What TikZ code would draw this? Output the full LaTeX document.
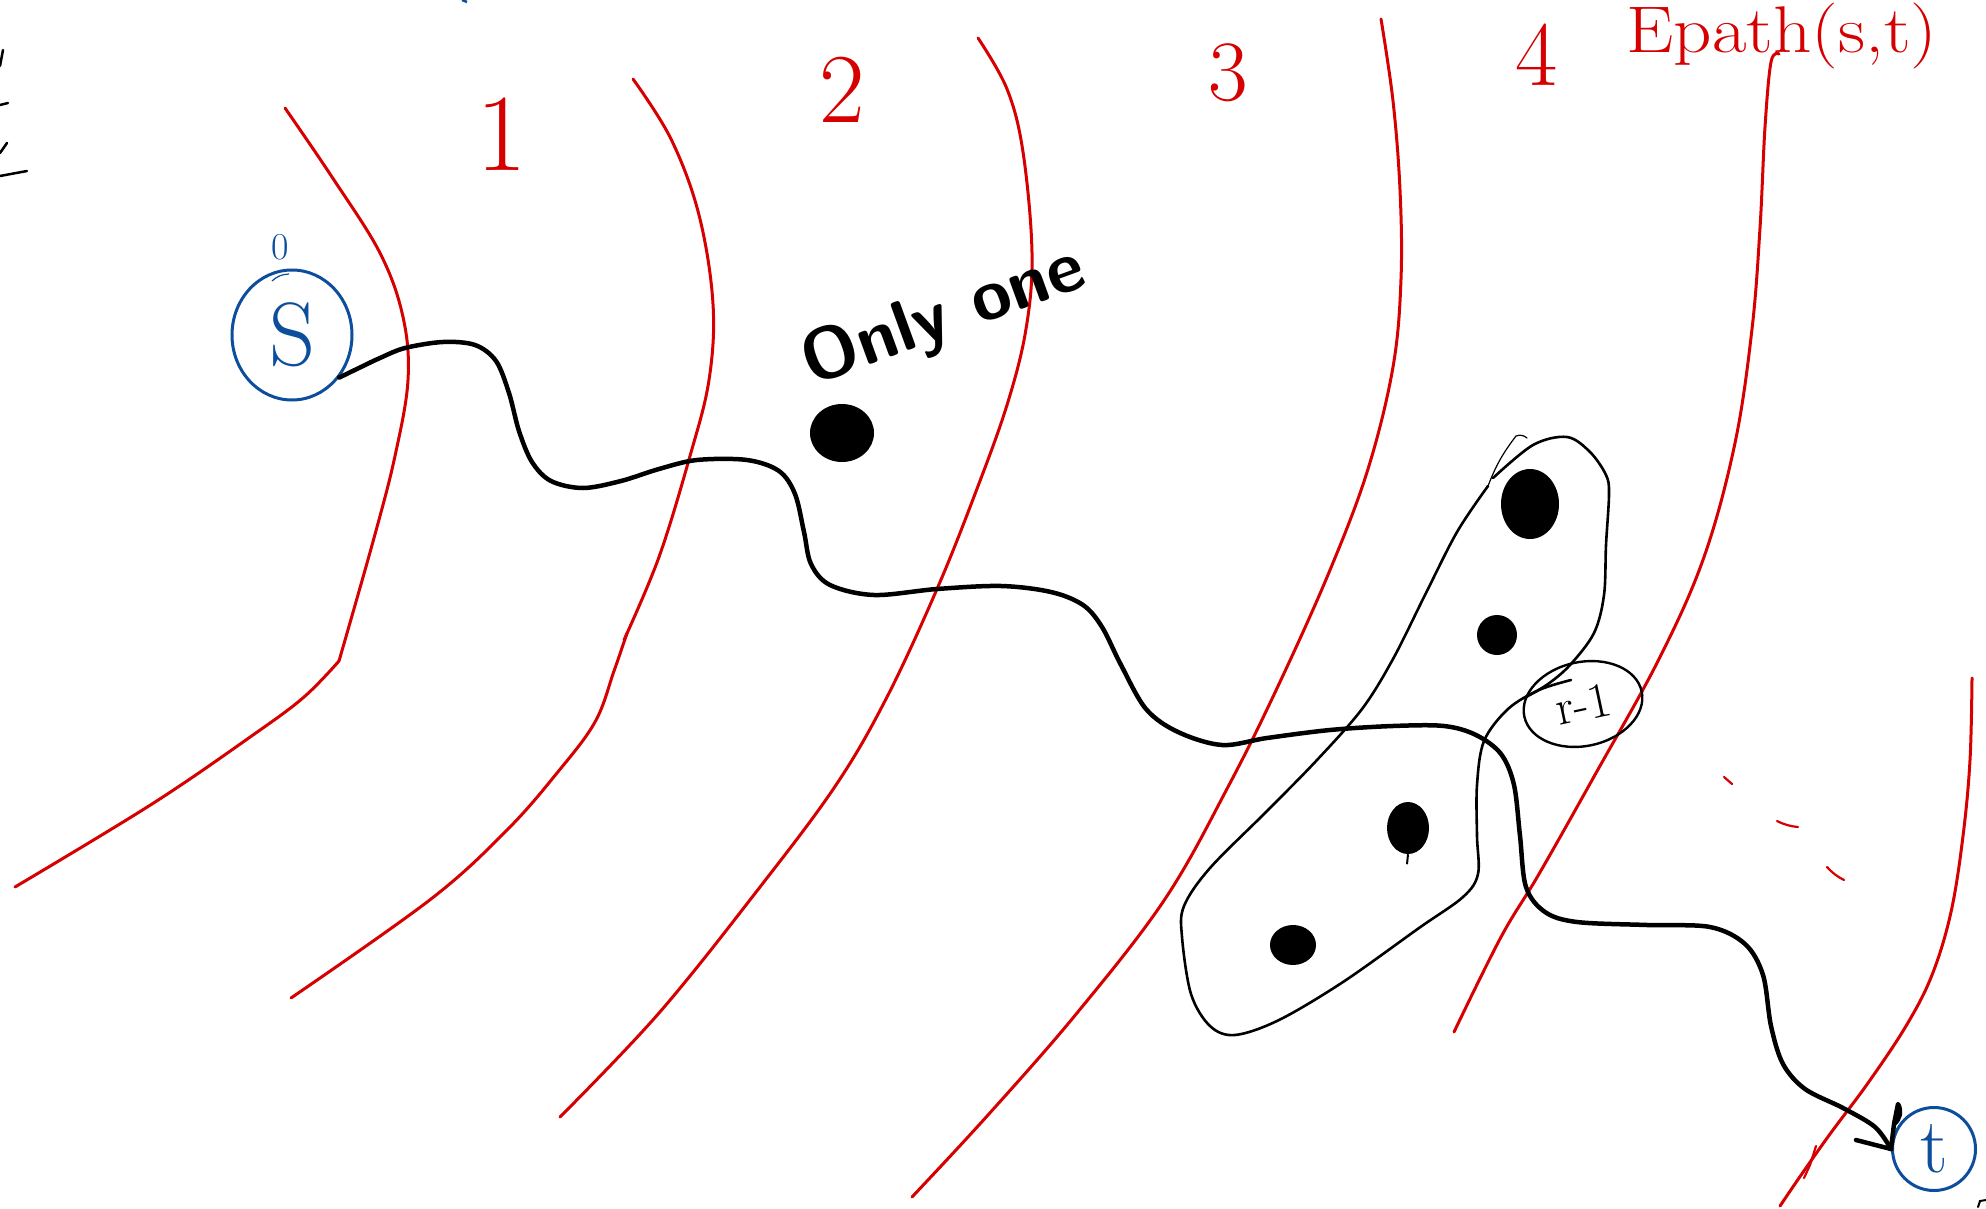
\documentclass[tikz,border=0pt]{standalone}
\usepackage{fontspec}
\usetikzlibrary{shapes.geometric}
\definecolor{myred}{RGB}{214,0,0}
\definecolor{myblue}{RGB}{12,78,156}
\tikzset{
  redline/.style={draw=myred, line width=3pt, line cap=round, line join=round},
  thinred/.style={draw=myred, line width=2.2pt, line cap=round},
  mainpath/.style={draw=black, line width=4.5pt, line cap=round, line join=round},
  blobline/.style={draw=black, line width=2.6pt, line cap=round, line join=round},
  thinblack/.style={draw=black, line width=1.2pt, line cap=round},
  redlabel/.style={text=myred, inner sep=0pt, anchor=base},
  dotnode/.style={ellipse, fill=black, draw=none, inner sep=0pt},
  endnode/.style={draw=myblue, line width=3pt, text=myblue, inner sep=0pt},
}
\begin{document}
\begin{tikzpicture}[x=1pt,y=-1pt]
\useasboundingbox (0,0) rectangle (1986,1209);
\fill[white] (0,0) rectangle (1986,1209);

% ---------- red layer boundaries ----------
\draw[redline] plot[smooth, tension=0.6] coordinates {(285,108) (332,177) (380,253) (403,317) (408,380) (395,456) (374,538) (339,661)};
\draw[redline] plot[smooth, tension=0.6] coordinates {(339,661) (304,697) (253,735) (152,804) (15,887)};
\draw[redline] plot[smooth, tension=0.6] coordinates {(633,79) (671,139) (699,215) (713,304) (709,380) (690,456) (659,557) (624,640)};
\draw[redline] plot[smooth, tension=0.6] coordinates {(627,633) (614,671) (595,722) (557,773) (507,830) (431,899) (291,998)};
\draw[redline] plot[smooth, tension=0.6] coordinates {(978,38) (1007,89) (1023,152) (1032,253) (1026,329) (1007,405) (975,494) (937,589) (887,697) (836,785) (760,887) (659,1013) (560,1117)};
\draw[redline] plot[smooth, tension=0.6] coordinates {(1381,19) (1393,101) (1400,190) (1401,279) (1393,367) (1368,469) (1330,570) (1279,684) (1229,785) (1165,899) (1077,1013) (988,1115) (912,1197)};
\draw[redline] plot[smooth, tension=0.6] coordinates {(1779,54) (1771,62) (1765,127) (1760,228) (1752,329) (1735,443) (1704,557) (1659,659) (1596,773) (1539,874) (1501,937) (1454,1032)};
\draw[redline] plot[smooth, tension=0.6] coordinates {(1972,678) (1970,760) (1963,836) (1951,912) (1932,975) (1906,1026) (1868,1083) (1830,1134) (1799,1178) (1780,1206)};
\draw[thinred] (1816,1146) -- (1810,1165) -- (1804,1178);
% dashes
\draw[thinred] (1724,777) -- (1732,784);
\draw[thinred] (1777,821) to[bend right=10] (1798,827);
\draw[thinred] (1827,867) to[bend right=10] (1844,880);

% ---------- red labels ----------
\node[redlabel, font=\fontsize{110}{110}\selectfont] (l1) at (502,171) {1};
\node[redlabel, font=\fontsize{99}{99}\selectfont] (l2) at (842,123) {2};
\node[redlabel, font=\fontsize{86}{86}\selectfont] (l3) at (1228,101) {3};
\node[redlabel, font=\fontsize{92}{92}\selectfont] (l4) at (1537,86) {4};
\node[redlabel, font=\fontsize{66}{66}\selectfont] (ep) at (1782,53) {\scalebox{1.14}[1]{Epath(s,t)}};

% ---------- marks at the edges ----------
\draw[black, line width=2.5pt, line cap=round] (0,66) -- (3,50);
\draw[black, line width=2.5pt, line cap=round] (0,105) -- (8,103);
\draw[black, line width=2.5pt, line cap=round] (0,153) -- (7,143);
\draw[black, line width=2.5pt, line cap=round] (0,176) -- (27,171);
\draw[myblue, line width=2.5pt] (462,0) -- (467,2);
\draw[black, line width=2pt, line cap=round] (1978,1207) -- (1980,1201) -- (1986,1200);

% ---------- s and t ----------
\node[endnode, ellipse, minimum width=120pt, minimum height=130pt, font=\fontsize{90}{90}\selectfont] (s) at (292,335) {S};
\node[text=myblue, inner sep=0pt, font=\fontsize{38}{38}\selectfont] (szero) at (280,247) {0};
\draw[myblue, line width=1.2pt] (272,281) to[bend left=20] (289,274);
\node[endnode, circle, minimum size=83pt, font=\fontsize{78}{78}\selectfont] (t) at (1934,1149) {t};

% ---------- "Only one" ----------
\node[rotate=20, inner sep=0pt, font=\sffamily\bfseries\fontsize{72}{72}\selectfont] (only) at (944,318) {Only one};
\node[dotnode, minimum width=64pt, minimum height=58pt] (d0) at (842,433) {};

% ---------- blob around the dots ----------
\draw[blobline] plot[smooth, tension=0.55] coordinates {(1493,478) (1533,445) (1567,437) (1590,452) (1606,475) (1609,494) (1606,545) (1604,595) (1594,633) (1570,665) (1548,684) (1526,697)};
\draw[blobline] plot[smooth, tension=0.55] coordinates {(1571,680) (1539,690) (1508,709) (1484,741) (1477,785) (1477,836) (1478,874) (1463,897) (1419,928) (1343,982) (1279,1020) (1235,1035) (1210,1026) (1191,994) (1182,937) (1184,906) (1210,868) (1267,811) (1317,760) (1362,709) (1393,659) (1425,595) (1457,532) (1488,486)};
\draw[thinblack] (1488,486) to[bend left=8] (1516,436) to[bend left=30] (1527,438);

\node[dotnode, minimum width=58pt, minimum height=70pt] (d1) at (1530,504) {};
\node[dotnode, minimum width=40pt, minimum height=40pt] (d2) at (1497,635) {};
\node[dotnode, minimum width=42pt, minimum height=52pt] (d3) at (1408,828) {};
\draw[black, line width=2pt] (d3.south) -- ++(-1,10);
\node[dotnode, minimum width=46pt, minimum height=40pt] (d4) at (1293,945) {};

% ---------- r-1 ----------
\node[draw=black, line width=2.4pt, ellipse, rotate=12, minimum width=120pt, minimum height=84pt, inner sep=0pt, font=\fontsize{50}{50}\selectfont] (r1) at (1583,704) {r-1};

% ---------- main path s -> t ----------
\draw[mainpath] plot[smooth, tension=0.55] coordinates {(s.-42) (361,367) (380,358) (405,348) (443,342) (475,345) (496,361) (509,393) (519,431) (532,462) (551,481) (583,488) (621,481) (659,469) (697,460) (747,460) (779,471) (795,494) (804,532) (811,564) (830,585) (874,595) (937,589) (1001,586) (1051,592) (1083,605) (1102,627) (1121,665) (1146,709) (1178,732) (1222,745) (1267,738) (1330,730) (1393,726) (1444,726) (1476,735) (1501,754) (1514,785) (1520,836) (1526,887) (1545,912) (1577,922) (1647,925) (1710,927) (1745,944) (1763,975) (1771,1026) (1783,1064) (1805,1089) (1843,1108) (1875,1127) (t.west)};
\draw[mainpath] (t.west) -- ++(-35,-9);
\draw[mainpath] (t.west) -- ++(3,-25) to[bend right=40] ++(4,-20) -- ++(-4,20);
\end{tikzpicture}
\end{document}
--
Instructions to follow: Keep the pictures out of the copy and write out the data exactly as it stands.

Answer to the exercise:
What TikZ code would draw this? Output the full LaTeX document.
\documentclass[tikz,border=0pt]{standalone}
\usepackage{fontspec}
\usetikzlibrary{shapes.geometric}
\definecolor{myred}{RGB}{214,0,0}
\definecolor{myblue}{RGB}{12,78,156}
\tikzset{
  redline/.style={draw=myred, line width=3pt, line cap=round, line join=round},
  thinred/.style={draw=myred, line width=2.2pt, line cap=round},
  mainpath/.style={draw=black, line width=4.5pt, line cap=round, line join=round},
  blobline/.style={draw=black, line width=2.6pt, line cap=round, line join=round},
  thinblack/.style={draw=black, line width=1.2pt, line cap=round},
  redlabel/.style={text=myred, inner sep=0pt, anchor=base},
  dotnode/.style={ellipse, fill=black, draw=none, inner sep=0pt},
  endnode/.style={draw=myblue, line width=3pt, text=myblue, inner sep=0pt},
}
\begin{document}
\begin{tikzpicture}[x=1pt,y=-1pt]
\useasboundingbox (0,0) rectangle (1986,1209);
\fill[white] (0,0) rectangle (1986,1209);

% ---------- red layer boundaries ----------
\draw[redline] plot[smooth, tension=0.6] coordinates {(285,108) (332,177) (380,253) (403,317) (408,380) (395,456) (374,538) (339,661)};
\draw[redline] plot[smooth, tension=0.6] coordinates {(339,661) (304,697) (253,735) (152,804) (15,887)};
\draw[redline] plot[smooth, tension=0.6] coordinates {(633,79) (671,139) (699,215) (713,304) (709,380) (690,456) (659,557) (624,640)};
\draw[redline] plot[smooth, tension=0.6] coordinates {(627,633) (614,671) (595,722) (557,773) (507,830) (431,899) (291,998)};
\draw[redline] plot[smooth, tension=0.6] coordinates {(978,38) (1007,89) (1023,152) (1032,253) (1026,329) (1007,405) (975,494) (937,589) (887,697) (836,785) (760,887) (659,1013) (560,1117)};
\draw[redline] plot[smooth, tension=0.6] coordinates {(1381,19) (1393,101) (1400,190) (1401,279) (1393,367) (1368,469) (1330,570) (1279,684) (1229,785) (1165,899) (1077,1013) (988,1115) (912,1197)};
\draw[redline] plot[smooth, tension=0.6] coordinates {(1779,54) (1771,62) (1765,127) (1760,228) (1752,329) (1735,443) (1704,557) (1659,659) (1596,773) (1539,874) (1501,937) (1454,1032)};
\draw[redline] plot[smooth, tension=0.6] coordinates {(1972,678) (1970,760) (1963,836) (1951,912) (1932,975) (1906,1026) (1868,1083) (1830,1134) (1799,1178) (1780,1206)};
\draw[thinred] (1816,1146) -- (1810,1165) -- (1804,1178);
% dashes
\draw[thinred] (1724,777) -- (1732,784);
\draw[thinred] (1777,821) to[bend right=10] (1798,827);
\draw[thinred] (1827,867) to[bend right=10] (1844,880);

% ---------- red labels ----------
\node[redlabel, font=\fontsize{110}{110}\selectfont] (l1) at (502,171) {1};
\node[redlabel, font=\fontsize{99}{99}\selectfont] (l2) at (842,123) {2};
\node[redlabel, font=\fontsize{86}{86}\selectfont] (l3) at (1228,101) {3};
\node[redlabel, font=\fontsize{92}{92}\selectfont] (l4) at (1537,86) {4};
\node[redlabel, font=\fontsize{66}{66}\selectfont] (ep) at (1782,53) {\scalebox{1.14}[1]{Epath(s,t)}};

% ---------- marks at the edges ----------
\draw[black, line width=2.5pt, line cap=round] (0,66) -- (3,50);
\draw[black, line width=2.5pt, line cap=round] (0,105) -- (8,103);
\draw[black, line width=2.5pt, line cap=round] (0,153) -- (7,143);
\draw[black, line width=2.5pt, line cap=round] (0,176) -- (27,171);
\draw[myblue, line width=2.5pt] (462,0) -- (467,2);
\draw[black, line width=2pt, line cap=round] (1978,1207) -- (1980,1201) -- (1986,1200);

% ---------- s and t ----------
\node[endnode, ellipse, minimum width=120pt, minimum height=130pt, font=\fontsize{90}{90}\selectfont] (s) at (292,335) {S};
\node[text=myblue, inner sep=0pt, font=\fontsize{38}{38}\selectfont] (szero) at (280,247) {0};
\draw[myblue, line width=1.2pt] (272,281) to[bend left=20] (289,274);
\node[endnode, circle, minimum size=83pt, font=\fontsize{78}{78}\selectfont] (t) at (1934,1149) {t};

% ---------- "Only one" ----------
\node[rotate=20, inner sep=0pt, font=\sffamily\bfseries\fontsize{72}{72}\selectfont] (only) at (944,318) {Only one};
\node[dotnode, minimum width=64pt, minimum height=58pt] (d0) at (842,433) {};

% ---------- blob around the dots ----------
\draw[blobline] plot[smooth, tension=0.55] coordinates {(1493,478) (1533,445) (1567,437) (1590,452) (1606,475) (1609,494) (1606,545) (1604,595) (1594,633) (1570,665) (1548,684) (1526,697)};
\draw[blobline] plot[smooth, tension=0.55] coordinates {(1571,680) (1539,690) (1508,709) (1484,741) (1477,785) (1477,836) (1478,874) (1463,897) (1419,928) (1343,982) (1279,1020) (1235,1035) (1210,1026) (1191,994) (1182,937) (1184,906) (1210,868) (1267,811) (1317,760) (1362,709) (1393,659) (1425,595) (1457,532) (1488,486)};
\draw[thinblack] (1488,486) to[bend left=8] (1516,436) to[bend left=30] (1527,438);

\node[dotnode, minimum width=58pt, minimum height=70pt] (d1) at (1530,504) {};
\node[dotnode, minimum width=40pt, minimum height=40pt] (d2) at (1497,635) {};
\node[dotnode, minimum width=42pt, minimum height=52pt] (d3) at (1408,828) {};
\draw[black, line width=2pt] (d3.south) -- ++(-1,10);
\node[dotnode, minimum width=46pt, minimum height=40pt] (d4) at (1293,945) {};

% ---------- r-1 ----------
\node[draw=black, line width=2.4pt, ellipse, rotate=12, minimum width=120pt, minimum height=84pt, inner sep=0pt, font=\fontsize{50}{50}\selectfont] (r1) at (1583,704) {r-1};

% ---------- main path s -> t ----------
\draw[mainpath] plot[smooth, tension=0.55] coordinates {(s.-42) (361,367) (380,358) (405,348) (443,342) (475,345) (496,361) (509,393) (519,431) (532,462) (551,481) (583,488) (621,481) (659,469) (697,460) (747,460) (779,471) (795,494) (804,532) (811,564) (830,585) (874,595) (937,589) (1001,586) (1051,592) (1083,605) (1102,627) (1121,665) (1146,709) (1178,732) (1222,745) (1267,738) (1330,730) (1393,726) (1444,726) (1476,735) (1501,754) (1514,785) (1520,836) (1526,887) (1545,912) (1577,922) (1647,925) (1710,927) (1745,944) (1763,975) (1771,1026) (1783,1064) (1805,1089) (1843,1108) (1875,1127) (t.west)};
\draw[mainpath] (t.west) -- ++(-35,-9);
\draw[mainpath] (t.west) -- ++(3,-25) to[bend right=40] ++(4,-20) -- ++(-4,20);
\end{tikzpicture}
\end{document}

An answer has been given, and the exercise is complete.